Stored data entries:
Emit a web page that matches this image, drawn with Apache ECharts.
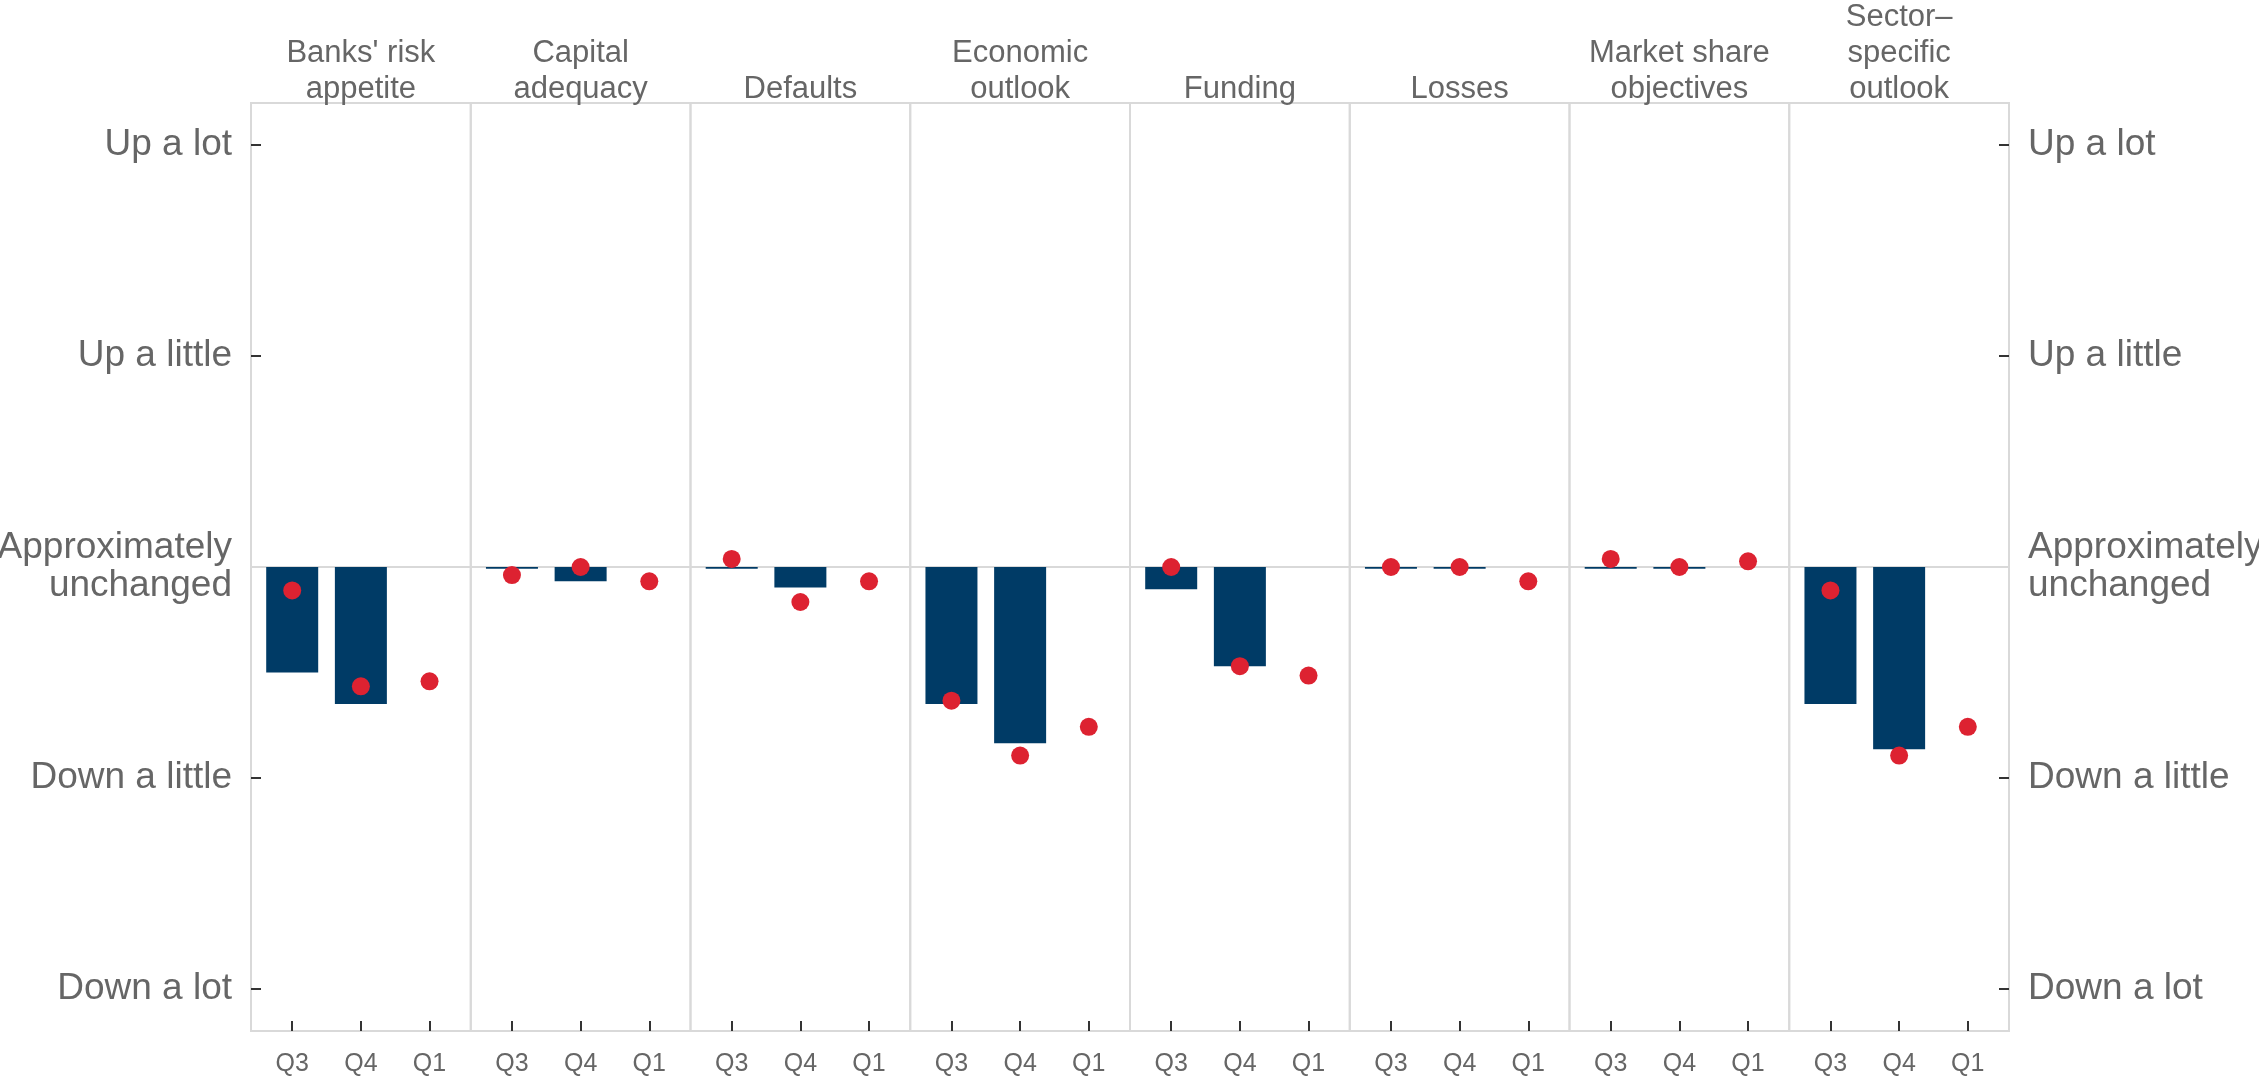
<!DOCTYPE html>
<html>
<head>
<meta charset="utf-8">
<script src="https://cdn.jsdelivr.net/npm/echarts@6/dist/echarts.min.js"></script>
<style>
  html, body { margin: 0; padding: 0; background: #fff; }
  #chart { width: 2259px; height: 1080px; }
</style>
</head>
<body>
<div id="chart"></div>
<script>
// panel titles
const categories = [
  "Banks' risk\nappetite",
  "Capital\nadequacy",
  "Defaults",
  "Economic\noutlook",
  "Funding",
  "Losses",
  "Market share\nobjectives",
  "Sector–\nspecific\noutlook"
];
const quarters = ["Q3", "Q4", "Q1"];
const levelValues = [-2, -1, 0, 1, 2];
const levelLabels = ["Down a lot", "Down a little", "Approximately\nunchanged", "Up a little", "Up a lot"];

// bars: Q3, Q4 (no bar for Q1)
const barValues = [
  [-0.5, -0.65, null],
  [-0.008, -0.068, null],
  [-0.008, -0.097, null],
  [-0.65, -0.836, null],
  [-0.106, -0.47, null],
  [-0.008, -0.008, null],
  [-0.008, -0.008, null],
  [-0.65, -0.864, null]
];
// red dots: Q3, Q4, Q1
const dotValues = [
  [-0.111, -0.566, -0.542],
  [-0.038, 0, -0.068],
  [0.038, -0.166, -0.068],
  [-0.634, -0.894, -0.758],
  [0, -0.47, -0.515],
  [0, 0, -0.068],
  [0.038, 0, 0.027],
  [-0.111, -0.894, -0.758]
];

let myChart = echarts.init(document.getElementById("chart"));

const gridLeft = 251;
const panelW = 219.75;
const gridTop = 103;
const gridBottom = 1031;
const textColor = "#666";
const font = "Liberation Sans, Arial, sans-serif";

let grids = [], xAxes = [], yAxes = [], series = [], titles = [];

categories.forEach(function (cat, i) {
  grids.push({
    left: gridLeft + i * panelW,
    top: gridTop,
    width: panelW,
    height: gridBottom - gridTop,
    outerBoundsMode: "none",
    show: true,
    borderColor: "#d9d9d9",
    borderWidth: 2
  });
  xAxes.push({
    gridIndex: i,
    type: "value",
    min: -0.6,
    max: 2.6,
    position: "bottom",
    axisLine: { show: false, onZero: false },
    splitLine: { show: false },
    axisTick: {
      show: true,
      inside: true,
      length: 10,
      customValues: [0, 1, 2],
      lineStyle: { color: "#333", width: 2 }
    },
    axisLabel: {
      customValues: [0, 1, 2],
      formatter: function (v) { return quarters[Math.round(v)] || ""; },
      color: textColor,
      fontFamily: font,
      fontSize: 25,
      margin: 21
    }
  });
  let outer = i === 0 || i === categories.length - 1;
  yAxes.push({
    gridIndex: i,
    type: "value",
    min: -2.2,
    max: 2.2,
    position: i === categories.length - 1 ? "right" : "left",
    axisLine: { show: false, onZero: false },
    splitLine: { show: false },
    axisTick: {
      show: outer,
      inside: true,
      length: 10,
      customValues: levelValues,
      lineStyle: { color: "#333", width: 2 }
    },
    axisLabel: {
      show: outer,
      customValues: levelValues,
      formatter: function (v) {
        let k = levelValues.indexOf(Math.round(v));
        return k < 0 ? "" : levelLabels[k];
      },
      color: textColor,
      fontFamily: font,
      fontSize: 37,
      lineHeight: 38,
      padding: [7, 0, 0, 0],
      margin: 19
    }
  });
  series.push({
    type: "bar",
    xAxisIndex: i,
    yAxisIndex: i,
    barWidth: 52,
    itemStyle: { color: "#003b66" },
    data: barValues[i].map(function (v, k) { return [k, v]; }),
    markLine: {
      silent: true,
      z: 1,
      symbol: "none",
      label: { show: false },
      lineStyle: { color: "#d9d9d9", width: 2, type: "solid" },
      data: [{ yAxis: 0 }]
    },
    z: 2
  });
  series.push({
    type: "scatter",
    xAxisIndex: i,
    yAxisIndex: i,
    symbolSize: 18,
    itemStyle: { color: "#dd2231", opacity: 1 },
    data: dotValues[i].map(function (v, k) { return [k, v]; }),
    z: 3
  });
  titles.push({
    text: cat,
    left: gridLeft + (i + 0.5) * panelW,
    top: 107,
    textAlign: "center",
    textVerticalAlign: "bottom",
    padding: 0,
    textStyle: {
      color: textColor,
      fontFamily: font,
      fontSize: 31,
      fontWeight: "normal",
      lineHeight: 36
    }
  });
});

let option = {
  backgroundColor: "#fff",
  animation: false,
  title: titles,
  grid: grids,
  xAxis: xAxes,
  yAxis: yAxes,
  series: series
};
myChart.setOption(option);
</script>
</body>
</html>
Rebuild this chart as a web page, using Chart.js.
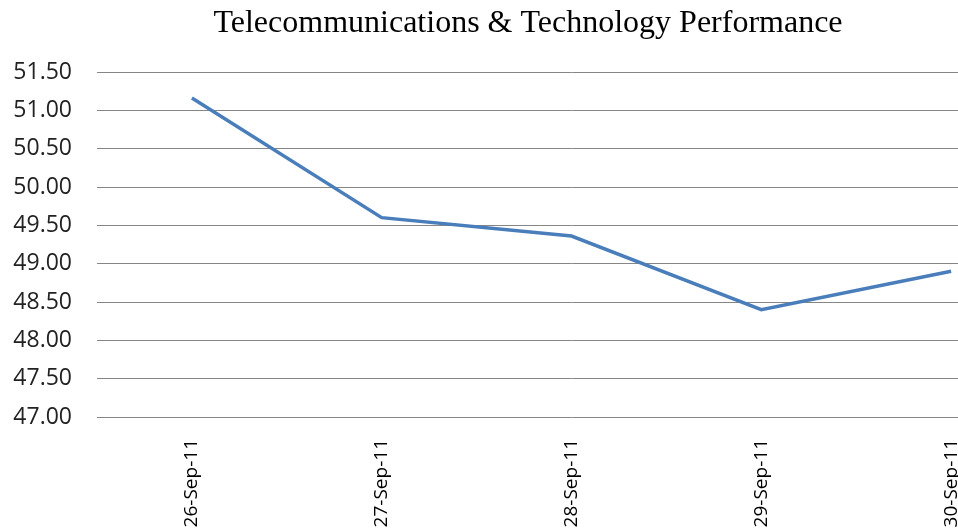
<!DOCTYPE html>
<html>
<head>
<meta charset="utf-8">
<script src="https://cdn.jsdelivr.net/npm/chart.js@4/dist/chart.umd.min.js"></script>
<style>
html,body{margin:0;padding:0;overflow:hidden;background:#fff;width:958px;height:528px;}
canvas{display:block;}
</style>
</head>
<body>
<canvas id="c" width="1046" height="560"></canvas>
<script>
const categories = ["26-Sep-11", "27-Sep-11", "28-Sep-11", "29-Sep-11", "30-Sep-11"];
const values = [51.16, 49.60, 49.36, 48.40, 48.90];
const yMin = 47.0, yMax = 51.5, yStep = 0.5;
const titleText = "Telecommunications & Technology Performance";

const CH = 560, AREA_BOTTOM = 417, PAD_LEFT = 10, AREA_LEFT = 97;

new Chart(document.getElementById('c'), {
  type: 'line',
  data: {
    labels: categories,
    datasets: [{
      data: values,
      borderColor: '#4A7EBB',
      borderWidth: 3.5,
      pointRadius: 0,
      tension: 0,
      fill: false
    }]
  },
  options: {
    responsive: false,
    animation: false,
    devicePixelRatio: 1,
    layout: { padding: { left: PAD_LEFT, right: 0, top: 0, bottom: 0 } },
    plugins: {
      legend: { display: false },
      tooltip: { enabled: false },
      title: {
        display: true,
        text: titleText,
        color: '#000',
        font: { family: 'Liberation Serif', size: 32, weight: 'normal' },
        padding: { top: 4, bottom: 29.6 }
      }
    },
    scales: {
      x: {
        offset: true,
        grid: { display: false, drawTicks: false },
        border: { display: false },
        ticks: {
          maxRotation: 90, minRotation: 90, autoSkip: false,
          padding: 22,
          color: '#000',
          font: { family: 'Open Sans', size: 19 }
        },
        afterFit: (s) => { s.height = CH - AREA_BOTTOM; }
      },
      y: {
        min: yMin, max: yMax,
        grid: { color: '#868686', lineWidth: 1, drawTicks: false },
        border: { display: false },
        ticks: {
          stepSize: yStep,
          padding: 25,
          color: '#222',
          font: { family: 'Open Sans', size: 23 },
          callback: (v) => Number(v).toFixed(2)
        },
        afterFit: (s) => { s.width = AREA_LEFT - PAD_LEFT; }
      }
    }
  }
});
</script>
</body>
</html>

### Written request
Give every record again exactly, apart from the pictures, which stay out.

### Result of the task
Emit a web page that matches this image, drawn with Apache ECharts.
<!DOCTYPE html>
<html>
<head>
<meta charset="utf-8">
<script src="https://cdn.jsdelivr.net/npm/echarts@6/dist/echarts.min.js"></script>
<style>
  html, body { margin: 0; padding: 0; background: #fff; }
  #chart { width: 2259px; height: 1080px; }
</style>
</head>
<body>
<div id="chart"></div>
<script>
// panel titles
const categories = [
  "Banks' risk\nappetite",
  "Capital\nadequacy",
  "Defaults",
  "Economic\noutlook",
  "Funding",
  "Losses",
  "Market share\nobjectives",
  "Sector–\nspecific\noutlook"
];
const quarters = ["Q3", "Q4", "Q1"];
const levelValues = [-2, -1, 0, 1, 2];
const levelLabels = ["Down a lot", "Down a little", "Approximately\nunchanged", "Up a little", "Up a lot"];

// bars: Q3, Q4 (no bar for Q1)
const barValues = [
  [-0.5, -0.65, null],
  [-0.008, -0.068, null],
  [-0.008, -0.097, null],
  [-0.65, -0.836, null],
  [-0.106, -0.47, null],
  [-0.008, -0.008, null],
  [-0.008, -0.008, null],
  [-0.65, -0.864, null]
];
// red dots: Q3, Q4, Q1
const dotValues = [
  [-0.111, -0.566, -0.542],
  [-0.038, 0, -0.068],
  [0.038, -0.166, -0.068],
  [-0.634, -0.894, -0.758],
  [0, -0.47, -0.515],
  [0, 0, -0.068],
  [0.038, 0, 0.027],
  [-0.111, -0.894, -0.758]
];

let myChart = echarts.init(document.getElementById("chart"));

const gridLeft = 251;
const panelW = 219.75;
const gridTop = 103;
const gridBottom = 1031;
const textColor = "#666";
const font = "Liberation Sans, Arial, sans-serif";

let grids = [], xAxes = [], yAxes = [], series = [], titles = [];

categories.forEach(function (cat, i) {
  grids.push({
    left: gridLeft + i * panelW,
    top: gridTop,
    width: panelW,
    height: gridBottom - gridTop,
    outerBoundsMode: "none",
    show: true,
    borderColor: "#d9d9d9",
    borderWidth: 2
  });
  xAxes.push({
    gridIndex: i,
    type: "value",
    min: -0.6,
    max: 2.6,
    position: "bottom",
    axisLine: { show: false, onZero: false },
    splitLine: { show: false },
    axisTick: {
      show: true,
      inside: true,
      length: 10,
      customValues: [0, 1, 2],
      lineStyle: { color: "#333", width: 2 }
    },
    axisLabel: {
      customValues: [0, 1, 2],
      formatter: function (v) { return quarters[Math.round(v)] || ""; },
      color: textColor,
      fontFamily: font,
      fontSize: 25,
      margin: 21
    }
  });
  let outer = i === 0 || i === categories.length - 1;
  yAxes.push({
    gridIndex: i,
    type: "value",
    min: -2.2,
    max: 2.2,
    position: i === categories.length - 1 ? "right" : "left",
    axisLine: { show: false, onZero: false },
    splitLine: { show: false },
    axisTick: {
      show: outer,
      inside: true,
      length: 10,
      customValues: levelValues,
      lineStyle: { color: "#333", width: 2 }
    },
    axisLabel: {
      show: outer,
      customValues: levelValues,
      formatter: function (v) {
        let k = levelValues.indexOf(Math.round(v));
        return k < 0 ? "" : levelLabels[k];
      },
      color: textColor,
      fontFamily: font,
      fontSize: 37,
      lineHeight: 38,
      padding: [7, 0, 0, 0],
      margin: 19
    }
  });
  series.push({
    type: "bar",
    xAxisIndex: i,
    yAxisIndex: i,
    barWidth: 52,
    itemStyle: { color: "#003b66" },
    data: barValues[i].map(function (v, k) { return [k, v]; }),
    markLine: {
      silent: true,
      z: 1,
      symbol: "none",
      label: { show: false },
      lineStyle: { color: "#d9d9d9", width: 2, type: "solid" },
      data: [{ yAxis: 0 }]
    },
    z: 2
  });
  series.push({
    type: "scatter",
    xAxisIndex: i,
    yAxisIndex: i,
    symbolSize: 18,
    itemStyle: { color: "#dd2231", opacity: 1 },
    data: dotValues[i].map(function (v, k) { return [k, v]; }),
    z: 3
  });
  titles.push({
    text: cat,
    left: gridLeft + (i + 0.5) * panelW,
    top: 107,
    textAlign: "center",
    textVerticalAlign: "bottom",
    padding: 0,
    textStyle: {
      color: textColor,
      fontFamily: font,
      fontSize: 31,
      fontWeight: "normal",
      lineHeight: 36
    }
  });
});

let option = {
  backgroundColor: "#fff",
  animation: false,
  title: titles,
  grid: grids,
  xAxis: xAxes,
  yAxis: yAxes,
  series: series
};
myChart.setOption(option);
</script>
</body>
</html>
Rebuild this chart as a web page, using Chart.js.
<!DOCTYPE html>
<html>
<head>
<meta charset="utf-8">
<script src="https://cdn.jsdelivr.net/npm/chart.js@4/dist/chart.umd.min.js"></script>
<style>
html,body{margin:0;padding:0;overflow:hidden;background:#fff;width:958px;height:528px;}
canvas{display:block;}
</style>
</head>
<body>
<canvas id="c" width="1046" height="560"></canvas>
<script>
const categories = ["26-Sep-11", "27-Sep-11", "28-Sep-11", "29-Sep-11", "30-Sep-11"];
const values = [51.16, 49.60, 49.36, 48.40, 48.90];
const yMin = 47.0, yMax = 51.5, yStep = 0.5;
const titleText = "Telecommunications & Technology Performance";

const CH = 560, AREA_BOTTOM = 417, PAD_LEFT = 10, AREA_LEFT = 97;

new Chart(document.getElementById('c'), {
  type: 'line',
  data: {
    labels: categories,
    datasets: [{
      data: values,
      borderColor: '#4A7EBB',
      borderWidth: 3.5,
      pointRadius: 0,
      tension: 0,
      fill: false
    }]
  },
  options: {
    responsive: false,
    animation: false,
    devicePixelRatio: 1,
    layout: { padding: { left: PAD_LEFT, right: 0, top: 0, bottom: 0 } },
    plugins: {
      legend: { display: false },
      tooltip: { enabled: false },
      title: {
        display: true,
        text: titleText,
        color: '#000',
        font: { family: 'Liberation Serif', size: 32, weight: 'normal' },
        padding: { top: 4, bottom: 29.6 }
      }
    },
    scales: {
      x: {
        offset: true,
        grid: { display: false, drawTicks: false },
        border: { display: false },
        ticks: {
          maxRotation: 90, minRotation: 90, autoSkip: false,
          padding: 22,
          color: '#000',
          font: { family: 'Open Sans', size: 19 }
        },
        afterFit: (s) => { s.height = CH - AREA_BOTTOM; }
      },
      y: {
        min: yMin, max: yMax,
        grid: { color: '#868686', lineWidth: 1, drawTicks: false },
        border: { display: false },
        ticks: {
          stepSize: yStep,
          padding: 25,
          color: '#222',
          font: { family: 'Open Sans', size: 23 },
          callback: (v) => Number(v).toFixed(2)
        },
        afterFit: (s) => { s.width = AREA_LEFT - PAD_LEFT; }
      }
    }
  }
});
</script>
</body>
</html>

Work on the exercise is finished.